RBG: In a way you're trying to create a crowdsourced archive. There are Italian archives with vast stores of images, like the Istituto Luce, but those are photos by the occupiers of Ethiopia, taken by people serving a Fascist regime. And on the Ethiopian side, for various reasons, there isn't a centralized image archive, and it can be difficult to have access to certain collections there too.
MM: I've also been surprised by the number of people who say that they have stories to share-- some people didn't have cameras back then. We have a page on the website called Memories Without Faces for those family stories, including grandfathers from Kenya or India who were in Ethiopia with the British forces. It's becoming more global than I had anticipated.
RBG: Yes, the use of colonial forces in World War Two remains too little documented, especially at the visual level. This brings me back to the global nature of the response to the Ethiopian war. The majority-White Spanish Civil War, fought in Europe, has overshadowed the Italian-Ethiopian war, fought in the horn of Africa. Allowing Mussolini to invade and occupy was the first appeasement. Munich and Hitler came three years later.

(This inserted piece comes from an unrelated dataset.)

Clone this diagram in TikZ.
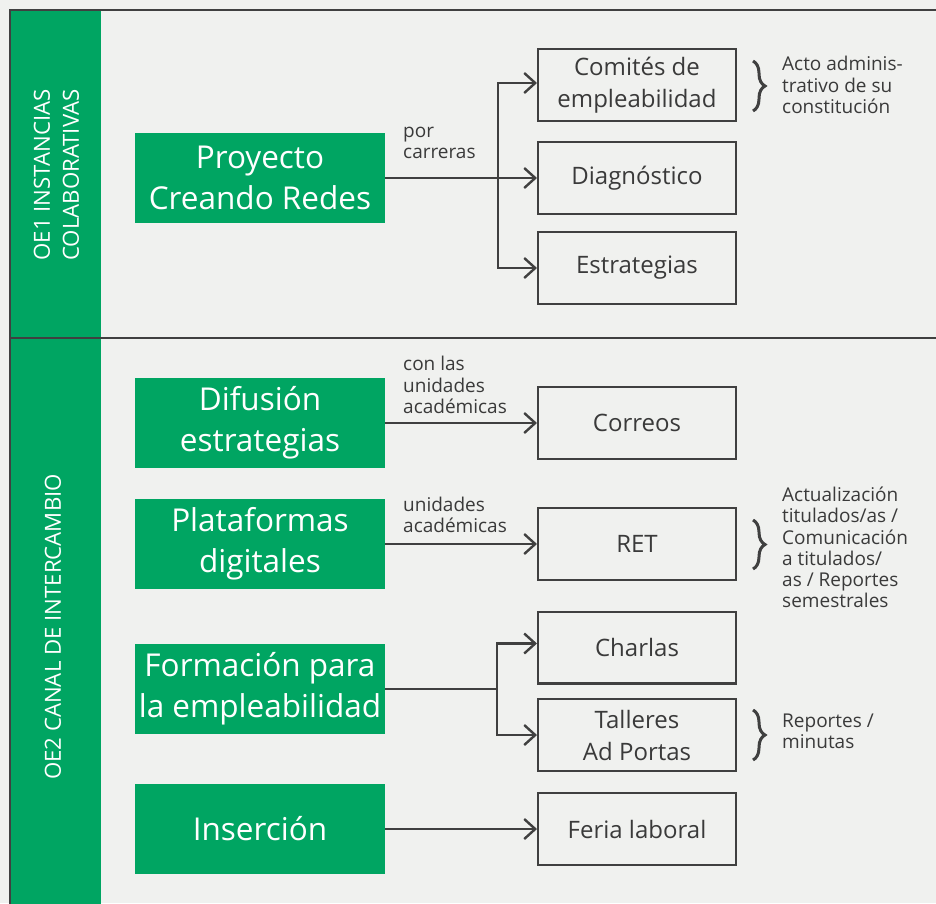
\documentclass[tikz,border=0pt]{standalone}
\usepackage{fontspec}
\setmainfont{Open Sans}
\usetikzlibrary{arrows.meta,decorations.pathreplacing}
\definecolor{bgc}{HTML}{F0F1EF}
\definecolor{grn}{HTML}{00A562}
\definecolor{drk}{HTML}{404040}
\definecolor{txt}{HTML}{3A3A3A}
\tikzset{
  greenbox/.style={fill=grn, text=white, minimum width=250pt, minimum height=90pt, inner sep=0pt, align=center, font=\fontsize{31.5}{41}\selectfont},
  outbox/.style={draw=drk, line width=2.3pt, fill=bgc, minimum width=197.7pt, minimum height=71.7pt, inner sep=0pt, align=center, font=\fontsize{24}{32}\selectfont, text=txt},
  note/.style={font=\fontsize{19}{21.3}\selectfont, text=txt, align=left, anchor=west, inner sep=0pt},
  sidelabel/.style={rotate=90, text=white, align=center, font=\fontsize{22.2}{29}\selectfont, inner sep=0pt},
  conn/.style={draw=drk, line width=2.4pt},
  arr/.style={conn, -{Straight Barb[length=11pt,width=20pt,line width=2.4pt]}},
  bracestyle/.style={draw=drk, line width=3pt, decorate, decoration={brace, amplitude=12pt}}
}
\begin{document}
\begin{tikzpicture}[x=1pt,y=-1pt]
\useasboundingbox (0,0) rectangle (936,903);
\clip (0,0) rectangle (936,903);
\fill[bgc] (0,0) rectangle (936,903);
% green column
\fill[grn] (10,10) rectangle (101,950);
% frame
\draw[drk, line width=2.5pt] (950,10) -- (10,10) -- (10,950);
\draw[drk, line width=2.5pt] (10,338) -- (950,338);
% side labels
\node[sidelabel] (oe1) at (56.5,175) {OE1 INSTANCIAS\\COLABORATIVAS};
\node[sidelabel] (oe2) at (53,627) {OE2 CANAL DE INTERCAMBIO};
% green boxes
\node[greenbox] (pcr) at (260,178) {Proyecto\\Creando Redes};
\node[greenbox] (dif) at (260,423) {Difusión\\estrategias};
\node[greenbox] (pla) at (260,544) {Plataformas\\digitales};
\node[greenbox] (for) at (260,689) {Formación para\\la empleabilidad};
\node[greenbox] (ins) at (260,829) {Inserción};
% right boxes
\node[outbox] (com) at (637,85) {Comités de\\empleabilidad};
\node[outbox] (dia) at (637,178) {Diagnóstico};
\node[outbox] (est) at (637,268) {Estrategias};
\node[outbox] (cor) at (637,423) {Correos};
\node[outbox] (ret) at (637,544) {RET};
\node[outbox] (cha) at (637,647.5) {Charlas};
\node[outbox] (tal) at (637,735) {Talleres\\Ad Portas};
\node[outbox] (fer) at (637,829) {Feria laboral};
% connectors
\coordinate (b1) at (498,178);
\draw[arr] (pcr.east) -- (dia.west);
\draw[arr] (b1) |- ([yshift=2pt]com.west);
\draw[arr] (b1) |- (est.west);
\draw[arr] (dif.east) -- (cor.west);
\draw[arr] (pla.east) -- (ret.west);
\coordinate (b2) at (497,689);
\draw[conn] (for.east) -- (b2);
\draw[arr] (b2) |- ([yshift=4pt]cha.west);
\draw[arr] (b2) |- (tal.west);
\draw[arr] (ins.east) -- (fer.west);
% connector labels
\node[note] (l1) at (403,143) {por\\carreras};
\node[note] (l2) at (403,385) {con las\\unidades\\académicas};
\node[note] (l3) at (403,515) {unidades\\académicas};
% braces
\coordinate (c1a) at (753,61); \coordinate (c1b) at (753,111);
\draw[bracestyle] (c1a) -- (c1b);
\coordinate (c2a) at (753,520); \coordinate (c2b) at (753,569);
\draw[bracestyle] (c2a) -- (c2b);
\coordinate (c3a) at (753,710); \coordinate (c3b) at (753,760);
\draw[bracestyle] (c3a) -- (c3b);
% notes
\node[note] (n1) at (782,85) {Acto adminis-\\trativo de su\\constitución};
\node[note] (n2) at (782,547.5) {Actualización\\titulados/as /\\Comunicación\\a titulados/\\as / Reportes\\semestrales};
\node[note] (n3) at (782,731.5) {Reportes /\\minutas};
\end{tikzpicture}
\end{document}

MM: This is what makes research so exciting, when you find these threads and start noticing that it all projects much further than you had imagined. As with the connections of African-Americans who volunteered and fundraised for Ethiopia with anti-Fascist and anti-racist movements in the United States and around the world. We haven't talked enough about that either.
That is a very important point that the Italo-Ethiopian war has been overshadowed by the Spanish Civil War therefore obscuring the role that race and colonialism played in fascism. The earlier point that Mayor Fiorello LaGuardia, considered a liberal at the time, energetically supported the Italian government is quite sobering. I look forward to reading Mengiste’s book and glad that more visibility is being brought to the issue.
I hope the interview continues with the part she ends with. Thank you!